Abstract 2807: Is Invasive Strategy A Feasible Alternative For Acute Coronary Syndromes In Patients Older Than 80 Years?
Background: Lack of consensus regarding use of an invasive strategy in the very elderly with coronary artery disease has repeatedly been demonstrated. This is in part due to the fear of complications and to the assumption that nothing can be done in most of these cases because of advanced disease. At the same time, the number of these patients is increasing in western societies.
Methods: Data from the Register of Information and Knowledge about Swedish Heart Intensive care Admissions (RIKS-HIA) was analyzed in 54850 patients of age 80 years or older admitted between the years 2000–2005 with an acute coronary syndrome (ACS). To evaluate potential early hazard or benefit from revascularization performed within 14 days 1-year mortality was evaluated both in all patients and in 14-days survivals (n=47865). A multivariable Cox regression analysis was performed including 15 covariates.
Results: Crude 1-year mortality in patients revascularized within 14 days of admission was 16.0% (857/5369) vs. 35.6% (17596/ 49481) in those revascularized later or not at all (p<0.001) comparing patients from the admission day, and when only 14-day survivors were compared 9.4% (345/3664) vs. 25.9% (9407/36260) (p<0.001).

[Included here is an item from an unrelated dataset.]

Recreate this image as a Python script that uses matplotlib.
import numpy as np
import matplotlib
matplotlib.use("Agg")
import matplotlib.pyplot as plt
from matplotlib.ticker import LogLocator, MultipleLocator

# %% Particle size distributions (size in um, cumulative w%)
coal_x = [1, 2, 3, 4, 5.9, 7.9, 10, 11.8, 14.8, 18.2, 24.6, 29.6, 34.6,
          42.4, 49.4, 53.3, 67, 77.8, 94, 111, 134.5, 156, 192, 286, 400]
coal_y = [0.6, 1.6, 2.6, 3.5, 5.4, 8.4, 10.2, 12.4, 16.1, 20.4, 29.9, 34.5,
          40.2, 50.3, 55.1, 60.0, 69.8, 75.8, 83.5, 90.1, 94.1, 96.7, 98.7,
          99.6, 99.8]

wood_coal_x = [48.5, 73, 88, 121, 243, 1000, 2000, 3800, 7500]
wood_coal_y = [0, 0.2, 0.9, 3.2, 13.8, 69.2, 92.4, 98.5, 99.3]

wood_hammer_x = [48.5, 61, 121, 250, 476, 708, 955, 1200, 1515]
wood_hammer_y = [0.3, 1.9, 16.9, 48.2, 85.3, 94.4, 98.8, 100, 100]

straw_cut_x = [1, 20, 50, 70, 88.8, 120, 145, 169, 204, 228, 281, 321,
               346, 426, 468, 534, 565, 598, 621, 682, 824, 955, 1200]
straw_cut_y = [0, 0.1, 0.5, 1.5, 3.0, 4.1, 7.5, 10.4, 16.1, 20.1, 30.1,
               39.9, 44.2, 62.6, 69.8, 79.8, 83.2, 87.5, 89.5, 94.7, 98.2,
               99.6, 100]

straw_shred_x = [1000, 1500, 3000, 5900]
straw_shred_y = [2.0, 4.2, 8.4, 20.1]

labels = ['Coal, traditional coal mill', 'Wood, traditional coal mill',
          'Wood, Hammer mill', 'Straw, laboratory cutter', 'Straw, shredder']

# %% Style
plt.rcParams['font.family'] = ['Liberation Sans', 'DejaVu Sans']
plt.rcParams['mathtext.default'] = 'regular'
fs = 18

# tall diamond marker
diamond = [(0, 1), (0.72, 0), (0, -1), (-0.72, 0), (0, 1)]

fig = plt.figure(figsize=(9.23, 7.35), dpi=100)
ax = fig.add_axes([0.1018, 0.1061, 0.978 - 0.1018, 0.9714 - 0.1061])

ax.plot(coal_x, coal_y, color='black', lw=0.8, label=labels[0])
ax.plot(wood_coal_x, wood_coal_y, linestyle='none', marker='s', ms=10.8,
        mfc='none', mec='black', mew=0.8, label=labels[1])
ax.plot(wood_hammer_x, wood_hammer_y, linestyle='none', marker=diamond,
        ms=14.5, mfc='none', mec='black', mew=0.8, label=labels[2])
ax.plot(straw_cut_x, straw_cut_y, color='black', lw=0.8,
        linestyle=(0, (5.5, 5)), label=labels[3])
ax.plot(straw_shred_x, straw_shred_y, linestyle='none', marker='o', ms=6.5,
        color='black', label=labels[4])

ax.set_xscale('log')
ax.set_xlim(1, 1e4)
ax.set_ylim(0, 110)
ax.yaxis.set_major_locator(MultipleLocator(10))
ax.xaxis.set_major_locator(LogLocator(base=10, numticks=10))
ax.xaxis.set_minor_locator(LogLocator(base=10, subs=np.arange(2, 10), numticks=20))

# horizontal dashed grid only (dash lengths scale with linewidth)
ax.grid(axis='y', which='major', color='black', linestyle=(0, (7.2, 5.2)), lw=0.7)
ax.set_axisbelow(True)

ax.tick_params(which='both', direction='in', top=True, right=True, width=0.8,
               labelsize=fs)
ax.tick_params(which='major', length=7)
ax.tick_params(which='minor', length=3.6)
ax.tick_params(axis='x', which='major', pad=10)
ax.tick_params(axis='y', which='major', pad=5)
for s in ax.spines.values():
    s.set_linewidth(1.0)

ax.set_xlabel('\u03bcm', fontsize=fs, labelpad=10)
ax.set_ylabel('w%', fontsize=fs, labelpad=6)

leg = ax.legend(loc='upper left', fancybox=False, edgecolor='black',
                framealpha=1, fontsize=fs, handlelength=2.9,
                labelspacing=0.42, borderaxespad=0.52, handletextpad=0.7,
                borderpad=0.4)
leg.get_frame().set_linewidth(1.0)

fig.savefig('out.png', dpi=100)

In the Cox regression analysis revascularization was associated with reduced 1-year mortality RR 0.52 (95% CI, 0.48–0.56; p<0.001) in all patients and RR 0.43 (95% CI, 0.42–0.51; p<0.001) in 14-day survivors.
Conclusion: Also in patients older than 80 years with ACS revascularization is feasible and with the selection done by physicians associated with improved survival when comparing patients with similar comorbidity and risk factors.